And from this place of confinement the cat began to orchestrate the most satanic of screeches and yowls, which might -
So Dimas parents feared - have enraged their malevolent neighbours, or even inspired them,
Hungry for living space as neighours so often tended to be, to write a denunciation, accusing the family of who knows what
Blasphemous rituals on this most tragic of days, when tens of millions had been suddenly orphaned -

And so, since cat and radiator were equally unmovable, and it was impossible to acquire the necessary tools
Except by calling a plumber, they had called their plumber, a lover of vodka,who was finally carried
Into their flat late in the evening, far away in the world of spirit and unable to wield the tools of his trade,
Which, however, he had at least (thank God!) remembered to bring with him - and so drunken Ivan had lain in state on the floor

And issued instructions to Dimas father, who succeeded in moving the radiator and thus liberating
The exhausted beast, who - as I only now realize - must have been infected with at least a small dose of the hysteria
That had nearly the whole population of the Union of Soviet Socialist Republics in its tightening grip
And would soon cause hundreds of men, women and children to be trampled to death as they wedged themselves into Red Square on their way to pay their respects to the corpse of the Father of Peoples.
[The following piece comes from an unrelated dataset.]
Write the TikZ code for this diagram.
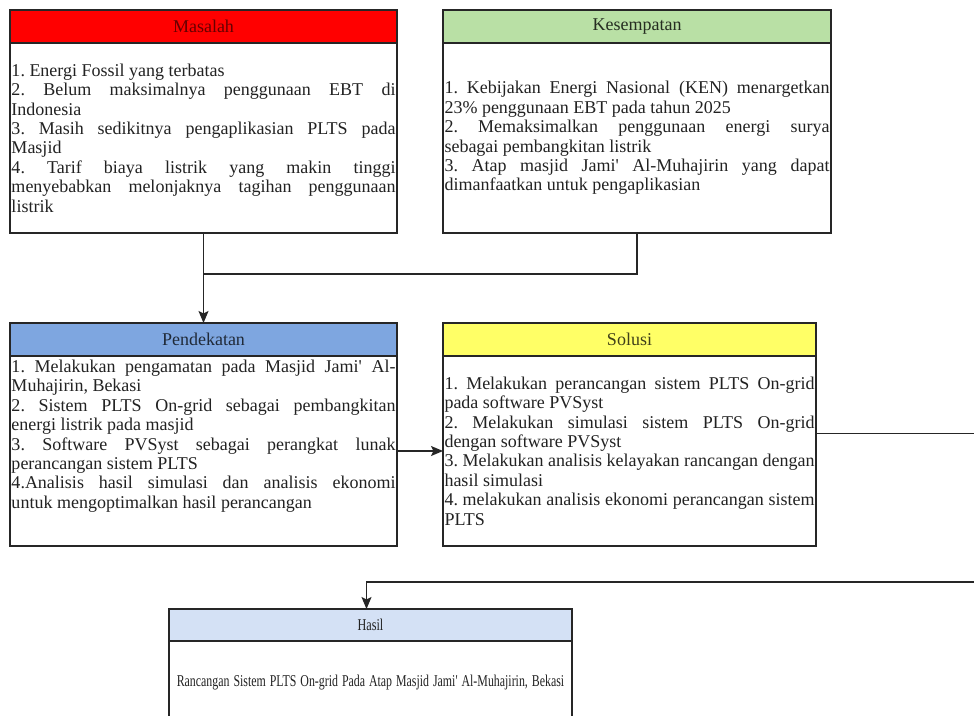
\documentclass[tikz,border=0pt]{standalone}
\usepackage{graphicx}
\usepackage{fontspec}
\setmainfont{Liberation Serif}
\usetikzlibrary{arrows.meta,positioning}
\definecolor{frame}{HTML}{262626}
\definecolor{bodyText}{HTML}{222222}
\definecolor{masalahFill}{HTML}{FF0000}
\definecolor{kesempatanFill}{HTML}{B9E0A5}
\definecolor{pendekatanFill}{HTML}{7EA6E0}
\definecolor{solusiFill}{HTML}{FFFF66}
\definecolor{hasilFill}{HTML}{D4E1F5}
\tolerance=10000
\hyphenpenalty=10000
\frenchspacing

\begin{document}
\begin{tikzpicture}[
x=1pt,y=1pt,
line width=1.3pt,
head/.style={draw=frame,outer sep=0pt,minimum height=33pt,font=\fontsize{18}{20}\selectfont},
body/.style={draw=frame,fill=white,outer sep=0pt,inner xsep=1.5pt,inner ysep=0pt,align=justify,minimum height=190pt,text=bodyText,font=\fontsize{18}{19.4}\selectfont},
flow/.style={-{Stealth[length=12pt,width=10pt,inset=2.5pt]},draw=frame},
link/.style={draw=frame}
]
\clip (0,0) rectangle (974,-715);
\fill[white] (0,0) rectangle (974,-715);

% upper row
\node[head,fill=masalahFill,text=masalahFill!40!black,minimum width=387pt,anchor=north west] (masalahHead) at (10,-10) {Masalah};
\node[body,text width=384pt,below=0pt of masalahHead] (masalah) {1. Energi Fossil yang terbatas\\
2. Belum maksimalnya penggunaan EBT di\linebreak Indonesia\\
3. Masih sedikitnya pengaplikasian PLTS pada\linebreak Masjid\\
4. Tarif biaya listrik yang makin tinggi\linebreak menyebabkan melonjaknya tagihan penggunaan\linebreak listrik};

\node[head,fill=kesempatanFill,text=kesempatanFill!20!black,minimum width=388pt,anchor=north west] (kesempatanHead) at (443,-10) {Kesempatan};
\node[body,text width=385pt,below=0pt of kesempatanHead] (kesempatan) {1. Kebijakan Energi Nasional (KEN) menargetkan\linebreak 23\% penggunaan EBT pada tahun 2025\\
2. Memaksimalkan penggunaan energi surya\linebreak sebagai pembangkitan listrik\\
3. Atap masjid Jami\textquotesingle{} Al-Muhajirin yang dapat\linebreak dimanfaatkan untuk pengaplikasian};

% middle row
\node[head,fill=pendekatanFill,text=pendekatanFill!25!black,minimum width=387pt,anchor=north west] (pendekatanHead) at (10,-323) {Pendekatan};
\node[body,text width=384pt,below=0pt of pendekatanHead] (pendekatan) {1. Melakukan pengamatan pada Masjid Jami\textquotesingle{} Al-\linebreak Muhajirin, Bekasi\\
2. Sistem PLTS On-grid sebagai pembangkitan\linebreak energi listrik pada masjid\\
3. Software PVSyst sebagai perangkat lunak\linebreak perancangan sistem PLTS\\
4.Analisis hasil simulasi dan analisis ekonomi\linebreak untuk mengoptimalkan hasil perancangan\par\kern30pt};

\node[head,fill=solusiFill,text=solusiFill!25!black,minimum width=373pt,anchor=north west] (solusiHead) at (443,-323) {Solusi};
\node[body,text width=370pt,below=0pt of solusiHead] (solusi) {1. Melakukan perancangan sistem PLTS On-grid\linebreak pada software PVSyst\\
2. Melakukan simulasi sistem PLTS On-grid\linebreak dengan software PVSyst\\
3. Melakukan analisis kelayakan rancangan dengan\linebreak hasil simulasi\\
4. melakukan analisis ekonomi perancangan sistem\linebreak PLTS};

% result
\node[head,fill=hasilFill,text=bodyText,minimum width=403pt,minimum height=32pt,font=\fontsize{16.5}{18}\selectfont,anchor=north west] (hasilHead) at (169,-609) {\scalebox{0.74}[1]{Hasil}};
\node[body,text width=400pt,align=center,minimum height=84pt,font=\fontsize{16.5}{18}\selectfont,below=0pt of hasilHead] (hasil) {\scalebox{0.72}[1]{Rancangan Sistem PLTS On-grid Pada Atap Masjid Jami\textquotesingle{} Al-Muhajirin, Bekasi}};

% connectors
\coordinate (junction) at (203.5,-274);
\coordinate (edgeTop) at (990,-433.5);
\coordinate (edgeBottom) at (990,-582);
\draw[link] (kesempatan.south) |- (junction);
\draw[flow] (masalah.south) -- (pendekatanHead.north);
\draw[flow] (pendekatan.east) -- (solusi.west);
\draw[flow] ([yshift=17.5pt]solusi.east) -- (edgeTop) -- (edgeBottom) -| ([xshift=-4pt]hasilHead.north);
\end{tikzpicture}
\end{document}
If your sister mentions your name, what I hear is always a story you told us that evening,
The story of how, after you had moved to Tashkent - Russian father, American mother, and you were born in China,
And in 1956 you had all gone back to the USSR, what with your father suffering tosk for the motherland
And your sister, Nadezhda, meaning 'Hope', dreaming she could contribute, with her knowledge of languages,

To international understanding - what I hear is how, in Tashkent, a city your grandfather, General Bitov,
Had once conquered for Tsar Nikolay, but where you yourselves lived in one room, since your holy fool of a father
Had entrusted to GosBank all the dollars he had saved during thirty years reluctantly trading timber,
And where you were trapped, since the USSR, then as ever, was easier to get into than out of,

And the only blessing was that the Russian Consul in Tsientsyn had had the grace to dissuade your father,
Playing on his worries over baby Misha's asthma, and the cold, and the journey, from returning before Stalin's death,
In which case you would all have been shot, or scattered around the Gulag - yes, what I hear is how, in Tashkent,
Your mother once boiled some valerian root to tide you over who knows what upset, and while it was cooling,

The liquid was drunk by the cat, who then slipped into the cupboard containing precious teacups from China,
Your family's last link with a world now lost for ever, and the cat, crazed by the valerian,
Was unable to find its way out of the cupboard and began to charge round in circles, pulverising the china
And so aggravating its panic, which made it charge faster, weaving together this story I always remember you by.